TASK BRIEF:
In the entries below, find the line containing "Write the matplotlib code for this chart." and the line containing "plt.rcParams['axes.unicode_minus'] = False". Copy those two lines and everything between them exactly, and only that.

LISTING:
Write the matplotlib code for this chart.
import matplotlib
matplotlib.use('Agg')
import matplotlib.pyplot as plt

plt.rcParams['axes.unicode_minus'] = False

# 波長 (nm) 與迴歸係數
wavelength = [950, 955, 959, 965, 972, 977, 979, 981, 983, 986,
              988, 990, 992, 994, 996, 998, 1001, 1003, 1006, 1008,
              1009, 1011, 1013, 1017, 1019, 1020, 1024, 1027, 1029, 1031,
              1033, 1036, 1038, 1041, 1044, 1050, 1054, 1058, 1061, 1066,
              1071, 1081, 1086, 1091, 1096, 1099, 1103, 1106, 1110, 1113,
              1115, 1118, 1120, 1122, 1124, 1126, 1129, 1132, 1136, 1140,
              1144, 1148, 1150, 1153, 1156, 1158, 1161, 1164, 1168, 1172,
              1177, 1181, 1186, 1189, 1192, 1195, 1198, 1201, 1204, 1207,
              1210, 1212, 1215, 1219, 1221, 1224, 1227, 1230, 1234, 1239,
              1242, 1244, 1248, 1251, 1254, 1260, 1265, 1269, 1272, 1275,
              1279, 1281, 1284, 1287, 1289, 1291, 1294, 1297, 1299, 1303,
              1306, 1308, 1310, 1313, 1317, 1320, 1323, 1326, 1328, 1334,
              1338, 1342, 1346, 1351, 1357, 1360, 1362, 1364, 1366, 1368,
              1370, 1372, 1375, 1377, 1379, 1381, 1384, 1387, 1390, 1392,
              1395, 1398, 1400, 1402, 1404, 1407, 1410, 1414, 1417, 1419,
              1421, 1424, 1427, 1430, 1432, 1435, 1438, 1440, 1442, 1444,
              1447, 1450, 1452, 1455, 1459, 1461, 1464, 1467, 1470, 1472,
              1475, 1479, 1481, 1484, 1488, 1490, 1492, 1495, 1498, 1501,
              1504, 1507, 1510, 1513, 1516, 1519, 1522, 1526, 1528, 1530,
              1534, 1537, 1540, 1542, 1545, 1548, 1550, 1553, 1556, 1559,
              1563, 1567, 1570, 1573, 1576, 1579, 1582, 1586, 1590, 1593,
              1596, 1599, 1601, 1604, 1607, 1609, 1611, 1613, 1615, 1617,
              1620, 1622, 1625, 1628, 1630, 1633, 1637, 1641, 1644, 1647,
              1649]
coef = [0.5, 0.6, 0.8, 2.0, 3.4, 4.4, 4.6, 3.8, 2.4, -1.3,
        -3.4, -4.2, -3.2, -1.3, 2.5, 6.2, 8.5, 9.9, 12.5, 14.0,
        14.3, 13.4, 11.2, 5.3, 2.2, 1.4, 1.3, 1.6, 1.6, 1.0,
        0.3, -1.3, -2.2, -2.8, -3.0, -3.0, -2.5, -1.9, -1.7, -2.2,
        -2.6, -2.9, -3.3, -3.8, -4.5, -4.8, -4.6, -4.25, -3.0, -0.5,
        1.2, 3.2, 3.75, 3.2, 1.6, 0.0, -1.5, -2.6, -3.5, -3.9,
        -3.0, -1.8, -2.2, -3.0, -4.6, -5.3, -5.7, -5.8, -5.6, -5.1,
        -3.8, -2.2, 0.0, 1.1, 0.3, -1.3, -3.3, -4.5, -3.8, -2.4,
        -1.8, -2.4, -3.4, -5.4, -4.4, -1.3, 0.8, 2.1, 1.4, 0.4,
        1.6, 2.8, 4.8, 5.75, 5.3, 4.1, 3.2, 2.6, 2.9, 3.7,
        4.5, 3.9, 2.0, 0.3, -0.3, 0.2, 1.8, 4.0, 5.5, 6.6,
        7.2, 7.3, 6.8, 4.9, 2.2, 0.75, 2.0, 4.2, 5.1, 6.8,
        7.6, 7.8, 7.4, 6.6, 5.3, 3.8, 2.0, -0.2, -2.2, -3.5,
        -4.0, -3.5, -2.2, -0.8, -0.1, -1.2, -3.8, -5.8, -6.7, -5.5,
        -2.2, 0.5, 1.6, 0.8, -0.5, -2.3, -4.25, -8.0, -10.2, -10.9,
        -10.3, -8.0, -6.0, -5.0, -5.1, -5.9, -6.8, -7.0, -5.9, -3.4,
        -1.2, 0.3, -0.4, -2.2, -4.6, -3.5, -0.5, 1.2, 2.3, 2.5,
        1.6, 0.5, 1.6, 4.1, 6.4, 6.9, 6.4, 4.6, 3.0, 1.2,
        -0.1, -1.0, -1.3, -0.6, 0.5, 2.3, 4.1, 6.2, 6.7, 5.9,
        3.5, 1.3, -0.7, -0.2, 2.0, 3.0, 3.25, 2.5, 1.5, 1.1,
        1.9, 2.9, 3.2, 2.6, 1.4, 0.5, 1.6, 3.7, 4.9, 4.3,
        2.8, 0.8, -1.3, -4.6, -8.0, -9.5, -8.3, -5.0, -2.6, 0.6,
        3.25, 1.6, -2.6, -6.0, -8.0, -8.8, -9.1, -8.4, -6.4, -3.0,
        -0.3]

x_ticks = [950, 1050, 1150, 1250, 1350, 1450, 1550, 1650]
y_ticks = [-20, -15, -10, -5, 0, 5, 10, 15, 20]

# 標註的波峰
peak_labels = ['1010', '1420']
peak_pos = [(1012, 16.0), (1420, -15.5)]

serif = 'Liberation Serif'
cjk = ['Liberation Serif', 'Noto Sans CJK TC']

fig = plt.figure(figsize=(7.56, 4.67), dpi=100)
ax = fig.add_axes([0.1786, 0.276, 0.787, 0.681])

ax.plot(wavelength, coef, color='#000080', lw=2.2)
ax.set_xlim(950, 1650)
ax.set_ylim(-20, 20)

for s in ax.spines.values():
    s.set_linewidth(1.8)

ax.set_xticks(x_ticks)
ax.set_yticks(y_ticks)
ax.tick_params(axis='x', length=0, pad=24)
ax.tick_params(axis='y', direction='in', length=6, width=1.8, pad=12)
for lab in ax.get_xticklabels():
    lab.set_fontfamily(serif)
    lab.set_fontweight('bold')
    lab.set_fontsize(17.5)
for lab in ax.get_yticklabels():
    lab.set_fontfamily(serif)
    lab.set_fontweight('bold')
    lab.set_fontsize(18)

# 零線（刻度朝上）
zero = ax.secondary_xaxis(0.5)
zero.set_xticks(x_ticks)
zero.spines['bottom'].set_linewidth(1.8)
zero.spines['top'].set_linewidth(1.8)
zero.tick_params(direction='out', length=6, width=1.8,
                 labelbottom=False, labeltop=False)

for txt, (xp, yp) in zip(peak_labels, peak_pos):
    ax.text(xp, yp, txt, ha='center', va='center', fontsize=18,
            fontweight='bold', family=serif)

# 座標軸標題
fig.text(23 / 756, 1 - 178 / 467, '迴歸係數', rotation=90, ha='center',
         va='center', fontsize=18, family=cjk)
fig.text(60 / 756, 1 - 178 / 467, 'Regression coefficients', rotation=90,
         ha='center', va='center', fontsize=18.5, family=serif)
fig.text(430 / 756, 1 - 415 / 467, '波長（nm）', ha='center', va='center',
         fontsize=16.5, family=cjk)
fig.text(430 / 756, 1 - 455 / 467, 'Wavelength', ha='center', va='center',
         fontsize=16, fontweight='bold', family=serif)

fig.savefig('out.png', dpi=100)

...

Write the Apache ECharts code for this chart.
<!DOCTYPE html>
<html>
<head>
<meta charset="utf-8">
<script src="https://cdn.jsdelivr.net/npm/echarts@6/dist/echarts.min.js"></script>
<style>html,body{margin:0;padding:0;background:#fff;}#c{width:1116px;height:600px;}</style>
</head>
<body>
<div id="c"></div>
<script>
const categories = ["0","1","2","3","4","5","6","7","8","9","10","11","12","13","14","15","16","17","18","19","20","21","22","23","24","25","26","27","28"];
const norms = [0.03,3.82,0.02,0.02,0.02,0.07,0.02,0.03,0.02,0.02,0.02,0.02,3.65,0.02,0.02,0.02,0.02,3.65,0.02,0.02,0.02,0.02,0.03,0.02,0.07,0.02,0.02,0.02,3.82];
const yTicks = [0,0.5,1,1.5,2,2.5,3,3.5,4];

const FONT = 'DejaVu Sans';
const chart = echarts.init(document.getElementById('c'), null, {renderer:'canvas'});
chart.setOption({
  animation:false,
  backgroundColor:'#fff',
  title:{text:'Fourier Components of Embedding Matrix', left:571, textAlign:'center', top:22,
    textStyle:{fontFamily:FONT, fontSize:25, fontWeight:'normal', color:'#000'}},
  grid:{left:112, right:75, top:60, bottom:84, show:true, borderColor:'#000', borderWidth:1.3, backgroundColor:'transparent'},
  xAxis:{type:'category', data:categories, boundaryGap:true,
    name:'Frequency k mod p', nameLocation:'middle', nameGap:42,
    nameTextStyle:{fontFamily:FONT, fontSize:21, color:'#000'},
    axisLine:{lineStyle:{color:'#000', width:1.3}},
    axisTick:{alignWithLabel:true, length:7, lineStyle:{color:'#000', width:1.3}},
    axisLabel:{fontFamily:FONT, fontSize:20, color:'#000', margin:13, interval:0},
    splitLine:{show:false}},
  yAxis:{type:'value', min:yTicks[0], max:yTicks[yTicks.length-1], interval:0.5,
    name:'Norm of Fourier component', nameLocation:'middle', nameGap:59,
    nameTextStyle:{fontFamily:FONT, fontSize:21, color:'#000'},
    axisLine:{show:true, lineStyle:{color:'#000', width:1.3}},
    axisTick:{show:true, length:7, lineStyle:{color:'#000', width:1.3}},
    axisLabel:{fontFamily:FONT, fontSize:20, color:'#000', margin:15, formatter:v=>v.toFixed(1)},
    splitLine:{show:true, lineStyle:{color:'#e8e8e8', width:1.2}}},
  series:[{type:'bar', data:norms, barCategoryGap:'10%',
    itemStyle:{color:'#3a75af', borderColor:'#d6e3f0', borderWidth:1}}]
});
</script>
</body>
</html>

ANSWER IN FULL:
Write the matplotlib code for this chart.
import matplotlib
matplotlib.use('Agg')
import matplotlib.pyplot as plt

plt.rcParams['axes.unicode_minus'] = False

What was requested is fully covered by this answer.